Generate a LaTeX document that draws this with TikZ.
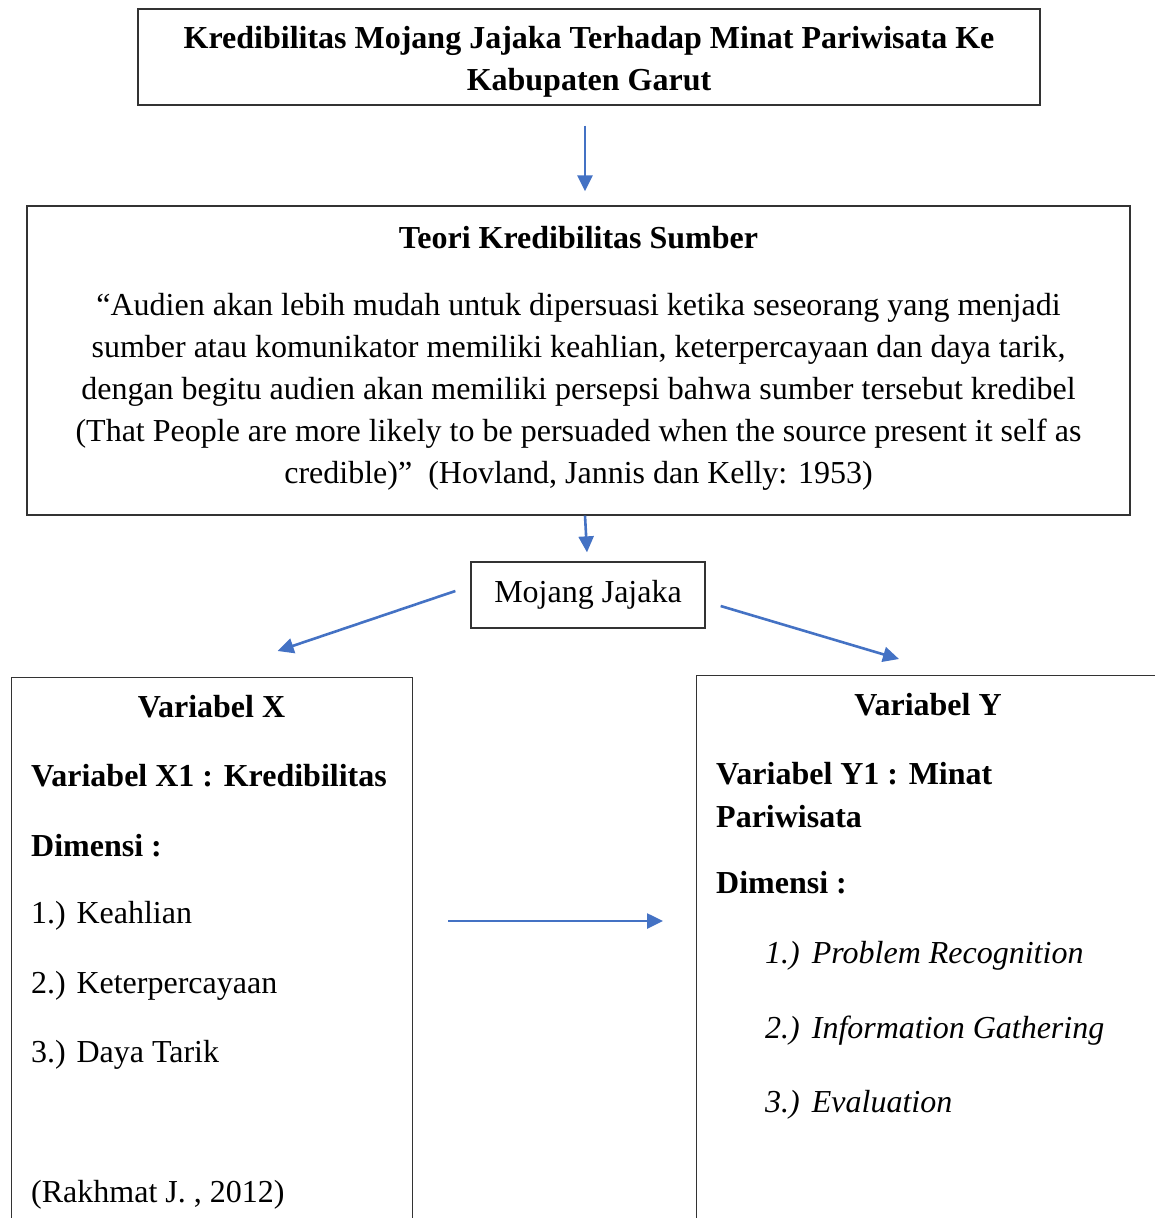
\documentclass[tikz,border=0pt]{standalone}
\usepackage{fontspec}
\setmainfont{Liberation Serif}
\usetikzlibrary{arrows.meta,positioning,calc}
\definecolor{panahbiru}{RGB}{68,114,196}
\newcommand{\ukuran}{\fontsize{32}{42}\selectfont}

\begin{document}
\begin{tikzpicture}[
    x=1pt, y=-1pt,
    font=\ukuran,
    >={Triangle[length=16pt,width=15pt]},
    kotak/.style={
        draw=black!80,
        line width=1.3pt,
        inner sep=0pt,
        align=center,
        font=\ukuran
    },
    flow/.style={->, panahbiru, line width=2.6pt},
    judulvar/.style={font=\ukuran\bfseries, anchor=base, inner sep=0pt},
    tebal/.style={font=\ukuran\bfseries, anchor=base west, inner sep=0pt},
    isi/.style={font=\ukuran, anchor=base west, inner sep=0pt},
    miring/.style={font=\ukuran\itshape, anchor=base west, inner sep=0pt}
]

\useasboundingbox (0,0) rectangle (1155,1218);
\clip (0,0) rectangle (1155,1218);

% Judul
\node[kotak, font=\ukuran\bfseries, minimum width=902pt, minimum height=96pt] (judul) at (589,57)
    {\rule{0pt}{32pt}Kredibilitas Mojang Jajaka Terhadap Minat Pariwisata Ke\\Kabupaten Garut};

% Teori
\node[kotak, minimum width=1103pt, minimum height=309pt] (teori) at (578.5,360.5)
    {\textbf{Teori Kredibilitas Sumber}\\[25pt]
     “Audien akan lebih mudah untuk dipersuasi ketika seseorang yang menjadi\\
     sumber atau komunikator memiliki keahlian, keterpercayaan dan daya tarik,\\
     dengan begitu audien akan memiliki persepsi bahwa sumber tersebut kredibel\\
     (That People are more likely to be persuaded when the source present it self as\\
     credible)”~ (Hovland, Jannis dan Kelly: 1953)\rule[-11pt]{0pt}{1pt}};

\node[kotak, minimum width=234pt, minimum height=66pt] (mojang) at (588,595) {Mojang Jajaka};

% =====================================================
% VARIABEL X
% =====================================================

\node[kotak, anchor=north west, minimum width=401pt, minimum height=600pt] (varx) at (11,677) {};
\node[judulvar] (xjudul) at (211.5,717) {Variabel X};
\node[tebal] (x1) at (31,786) {Variabel X1 : Kredibilitas};
\node[tebal] (xdim) at (31,856) {Dimensi :};
\foreach \y/\t [count=\i] in {923/Keahlian, 993/Keterpercayaan, 1062/Daya Tarik}
    \node[isi] (xd\i) at (31,\y) {\i.) \t};
\node[isi] (xsumber) at (31,1202) {(Rakhmat J. , 2012)};

% =====================================================
% VARIABEL Y
% =====================================================

\node[kotak, anchor=north west, minimum width=464pt, minimum height=600pt] (vary) at (696,675) {};
\node[judulvar] (yjudul) at (928,715) {Variabel Y};
\node[tebal] (y1) at (716,784) {Variabel Y1 : Minat};
\node[tebal] (y1b) at (716,827) {Pariwisata};
\node[tebal] (ydim) at (716,893) {Dimensi :};
\foreach \y/\t [count=\i] in {963/Problem Recognition, 1038/Information Gathering, 1112/Evaluation}
    \node[miring] (yd\i) at (765,\y) {\i.)\hspace{12pt}\t};

% Panah
\draw[flow, shorten <=20pt, shorten >=14pt] ([xshift=-4pt]judul.south) -- ([xshift=-4pt]judul.south |- teori.north);
\draw[flow] ([xshift=6.5pt]teori.south) -- ([xshift=-1pt,yshift=9pt]mojang.north);
\draw[flow] ([xshift=-15pt,yshift=4pt]mojang.west) -- ([xshift=65.5pt,yshift=26pt]varx.north);
\draw[flow] ([xshift=15pt,yshift=-11pt]mojang.east) -- ([xshift=203pt,yshift=16pt]vary.north west);
\draw[flow] ($(varx.north east)+(35,244)$) -- ($(vary.north west)+(-33,246)$);

\end{tikzpicture}
\end{document}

GIVEN EXERCISE >>
Exactly as they appear, print the lines of the listing above from its first line through the line that contains "Mojang Jajaka Terhadap", minus the pictures.

ANSWER TO THE PROBLEM >>
Generate a LaTeX document that draws this with TikZ.
\documentclass[tikz,border=0pt]{standalone}
\usepackage{fontspec}
\setmainfont{Liberation Serif}
\usetikzlibrary{arrows.meta,positioning,calc}
\definecolor{panahbiru}{RGB}{68,114,196}
\newcommand{\ukuran}{\fontsize{32}{42}\selectfont}

\begin{document}
\begin{tikzpicture}[
    x=1pt, y=-1pt,
    font=\ukuran,
    >={Triangle[length=16pt,width=15pt]},
    kotak/.style={
        draw=black!80,
        line width=1.3pt,
        inner sep=0pt,
        align=center,
        font=\ukuran
    },
    flow/.style={->, panahbiru, line width=2.6pt},
    judulvar/.style={font=\ukuran\bfseries, anchor=base, inner sep=0pt},
    tebal/.style={font=\ukuran\bfseries, anchor=base west, inner sep=0pt},
    isi/.style={font=\ukuran, anchor=base west, inner sep=0pt},
    miring/.style={font=\ukuran\itshape, anchor=base west, inner sep=0pt}
]

\useasboundingbox (0,0) rectangle (1155,1218);
\clip (0,0) rectangle (1155,1218);

% Judul
\node[kotak, font=\ukuran\bfseries, minimum width=902pt, minimum height=96pt] (judul) at (589,57)
    {\rule{0pt}{32pt}Kredibilitas Mojang Jajaka Terhadap Minat Pariwisata Ke\\Kabupaten Garut};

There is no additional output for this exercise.